As you shop this holiday season, some recent social science research can help you find just the gift you need. Keep these principles in mind:
1. You don’t have to spend any time looking for “thoughtful” gifts.
2. You don’t have to spend much money, either.
3. Actually, you may not have to spend any money.
Yes, I know this sounds too good to be true. I was skeptical, too, if only because it contradicts a previous holiday column of mine. After looking at anthropological research into the potlatch, and talking with a Kwakwaka’wakw Indian chief who carries on this gift-giving ritual in British Columbia, I concluded that lavish presents are essential to social harmony.
Read on to find out the results of experimental studies and how this compares to the ritual of potlatches. In this whole process, you may be best off using your “generalized other” and trying to anticipate what the receiver might want rather than doing what you would want.

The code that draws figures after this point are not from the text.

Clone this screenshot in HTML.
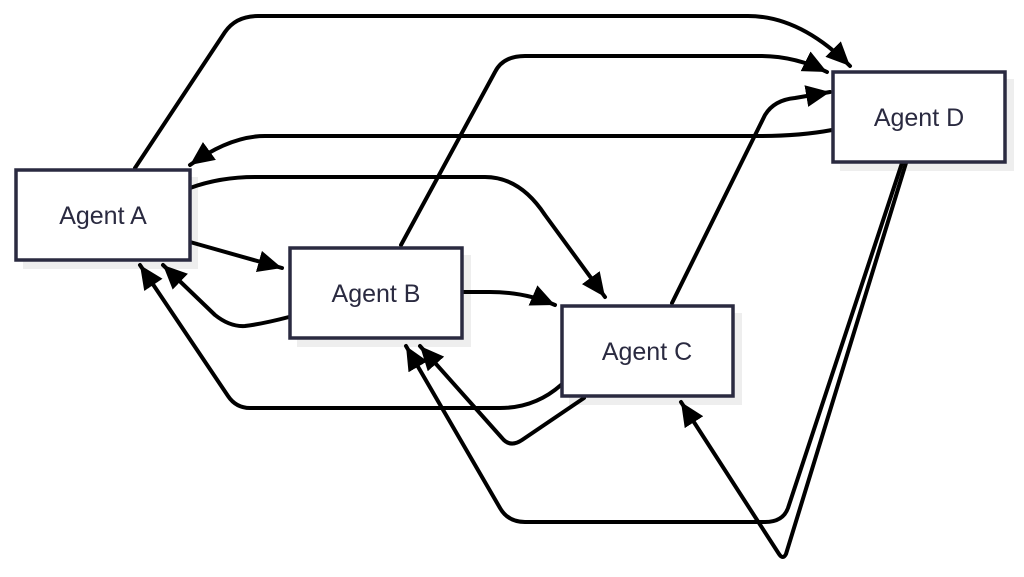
<!DOCTYPE html>
<html><head><style>
html,body{margin:0;padding:0;background:#fff;width:1024px;height:577px;overflow:hidden}
svg{display:block}
text{font-family:"Liberation Sans","DejaVu Sans",sans-serif;font-size:25px;fill:#2a2a40}
</style></head><body>
<svg width="1024" height="577" viewBox="0 0 1024 577">
<defs>
<marker id="ar" markerUnits="userSpaceOnUse" markerWidth="26" markerHeight="24" refX="24" refY="11" orient="auto">
<path d="M0,0 L24,11 L0,22 Z" fill="#000"/>
</marker>
</defs>
<g fill="#eeeeee">
<rect x="23" y="177" width="175" height="92"/>
<rect x="297" y="255" width="174" height="92"/>
<rect x="569" y="313" width="173" height="92"/>
<rect x="840" y="79" width="174" height="92"/>
</g>
<g fill="none" stroke="#000" stroke-width="4" stroke-linejoin="round" stroke-linecap="round">
<path d="M135,168 L225,32 Q236,16 258,16 L748,16 Q800,16 850,66" marker-end="url(#ar)"/>
<path d="M401,245 L495,72 Q503,56 525,56 L760,56 Q795,56 827,72" marker-end="url(#ar)"/>
<path d="M832,130 Q800,136 760,136 L265,136 Q230,136 190,165" marker-end="url(#ar)"/>
<path d="M190,188 Q220,177 255,177 L485,177 Q520,177 545,215 L605,297" marker-end="url(#ar)"/>
<path d="M190,242 L282,268" marker-end="url(#ar)"/>
<path d="M289,317 Q262,324 245,326 Q230,327 215,315 L163,265" marker-end="url(#ar)"/>
<path d="M561,385 Q535,408 500,408 L250,408 Q236,408 228,396 L140,265" marker-end="url(#ar)"/>
<path d="M462,292 L490,292 Q525,292 555,305" marker-end="url(#ar)"/>
<path d="M672,303 L765,115 Q774,100 795,98 L830,92" marker-end="url(#ar)"/>
<path d="M584,398 L522,440 Q510,448 502,438 L420,346" marker-end="url(#ar)"/>
<path d="M902,163 L788,508 Q783,522 765,522 L525,522 Q508,522 500,508 L406,346" marker-end="url(#ar)"/>
<path d="M906,163 L786,554 Q783,560 779,554 L681,402" marker-end="url(#ar)"/>
</g>
<g fill="#fff" stroke="#2a2a40" stroke-width="3.5">
<rect x="16" y="170" width="174" height="90"/>
<rect x="290" y="248" width="172" height="90"/>
<rect x="562" y="306" width="171" height="90"/>
<rect x="833" y="72" width="172" height="90"/>
</g>
<text x="103" y="224" text-anchor="middle">Agent A</text>
<text x="376" y="302" text-anchor="middle">Agent B</text>
<text x="647" y="360" text-anchor="middle">Agent C</text>
<text x="919" y="126" text-anchor="middle">Agent D</text>
</svg>
</body></html>
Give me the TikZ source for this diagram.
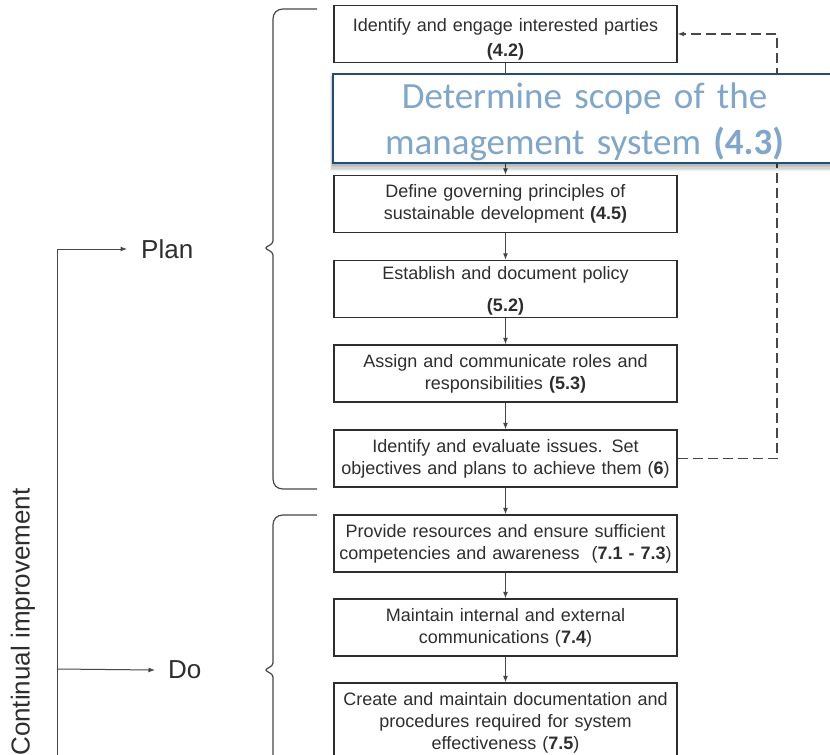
\documentclass[tikz,border=0pt]{standalone}
\usepackage{fontspec}
\setmainfont{Liberation Sans}
\newfontfamily\calibrifont{Carlito}
\usetikzlibrary{arrows.meta}
\definecolor{ink}{HTML}{2E2E2E}
\definecolor{wire}{HTML}{474747}
\definecolor{navy}{HTML}{1F4E79}
\definecolor{steel}{HTML}{7FA6CC}
\pgfdeclarelayer{paper}
\pgfdeclarelayer{wires}
\pgfsetlayers{paper,wires,main}
% invisible strut that lowers the first line of a node's text
\newcommand{\lowerby}[1]{\rule{0pt}{#1}}
\begin{document}
\begin{tikzpicture}[x=1pt,y=-1pt,
  stepbox/.style={draw=ink, line width=1.4pt, minimum width=343pt, minimum height=57pt,
    inner sep=0pt, text width=340pt, align=center, text=ink,
    font=\fontsize{18}{22}\selectfont},
  flow/.style={draw=wire, line width=1pt, -{Latex[length=6.5pt,width=5pt]}},
  feedback/.style={draw=wire, line width=1.1pt, dash pattern=on 10pt off 5pt,
    -{Latex[length=6.5pt,width=5pt]}},
  bracket/.style={draw=wire, line width=1.2pt},
  phase/.style={text=ink, font=\fontsize{26}{30}\selectfont, inner sep=2pt},
  callout/.style={draw=navy, line width=2.2pt, fill=white, minimum width=503pt,
    minimum height=89pt, inner sep=0pt, text width=495pt, align=center, text=steel,
    font=\calibrifont\fontsize{37}{44}\selectfont},
]
\useasboundingbox (0,0) rectangle (830,755);
\clip (0,0) rectangle (830,755);
\begin{pgfonlayer}{paper}
  \fill[white] (0,0) rectangle (830,755);
\end{pgfonlayer}

% process steps
\node[stepbox] (b1) at (505.5,34) {\lowerby{24pt}Identify and engage interested parties\\[3pt]\textbf{(4.2)}};
\node[stepbox] (b2) at (505.5,204) {Define governing principles of\\sustainable development \textbf{(4.5)}};
\node[stepbox] (b3) at (505.5,289) {\lowerby{16.5pt}Establish and document policy\\[10pt]\textbf{(5.2)}};
\node[stepbox] (b4) at (505.5,373.5) {Assign and communicate roles and\\responsibilities \textbf{(5.3)}};
\node[stepbox] (b5) at (505.5,458.5) {Identify and evaluate issues. Set\\objectives and plans to achieve them (\textbf{6})};
\node[stepbox] (b6) at (505.5,543.5) {Provide resources and ensure sufficient\\competencies and awareness\ \ (\textbf{7.1 - 7.3})};
\node[stepbox] (b7) at (505.5,627.5) {Maintain internal and external\\communications (\textbf{7.4})};
\node[stepbox, minimum height=80pt] (b8) at (505.5,723) {Create and maintain documentation and\\procedures required for system\\effectiveness (\textbf{7.5})};

% soft shadow under the scope callout
\foreach \k in {1,...,6}
  \fill[black, opacity=0.06] (333-0.5*\k, 74+0.3*\k) rectangle (840, 163+1.4*\k);
\node[callout] (scope) at (584.5,118.5) {\lowerby{33pt}Determine scope of the\\[2pt]management system \textbf{(4.3)}};

% connectors
\begin{pgfonlayer}{wires}
  \draw[draw=wire, line width=1pt] (b1.south) -- (b1.south |- scope.north);
  \draw[flow] (b2.north |- scope.south) -- (b2.north);
  \draw[flow] (b2) -- (b3);
  \draw[flow] (b3) -- (b4);
  \draw[flow] (b4) -- (b5);
  \draw[flow] (b5) -- (b6);
  \draw[flow] (b6) -- (b7);
  \draw[flow] (b7) -- (b8);
  \coordinate (fbx) at (777,0);
  \draw[feedback] (b5.east) -- (b5.east -| fbx) |- (b1.east);
\end{pgfonlayer}

% phase braces
\draw[bracket] (317,9) -- (283,9) .. controls (277,9) and (273,13) .. (273,19)
  -- (273,241) .. controls (273,245) and (266,246) .. (266,248)
  .. controls (266,250) and (273,251) .. (273,255)
  -- (273,479) .. controls (273,485) and (277,489) .. (283,489) -- (317,489);
\draw[bracket] (317,515) -- (283,515) .. controls (277,515) and (273,519) .. (273,525)
  -- (273,663) .. controls (273,667) and (266,668) .. (266,670)
  .. controls (266,672) and (273,673) .. (273,677) -- (273,775);

% phase labels and improvement loop
\node[phase, anchor=west] (plan) at (139,249) {Plan};
\node[phase, anchor=west] (do) at (166,670) {Do};
\node[phase, rotate=90] (ci) at (23,622) {Continual improvement};
\coordinate (loopfoot) at (57,775);
\coordinate (dofork) at (57,669);
\draw[flow] (loopfoot) |- ([xshift=-12pt]plan.west);
\draw[flow] (dofork) -- ([xshift=-11pt]do.west);
\end{tikzpicture}
\end{document}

It strikes me that all of this is inherently cultural. As gift givers and receivers, we have ideas about what the social norms are for each of these positions. When the norms (and our expectations) are not met, we feel hurt. It seems like these experiments are suggesting that the norms about gifting are changing and “manners” and “polite” behavior hasn’t quite caught up yet. If my cultural idea is correct, then experiments done in different cultural settings or perhaps even among different American generations would show differences.
An alternative takeaway: the Amazon wish list will (or already is?) taking over the whole ritual of gifting in American culture.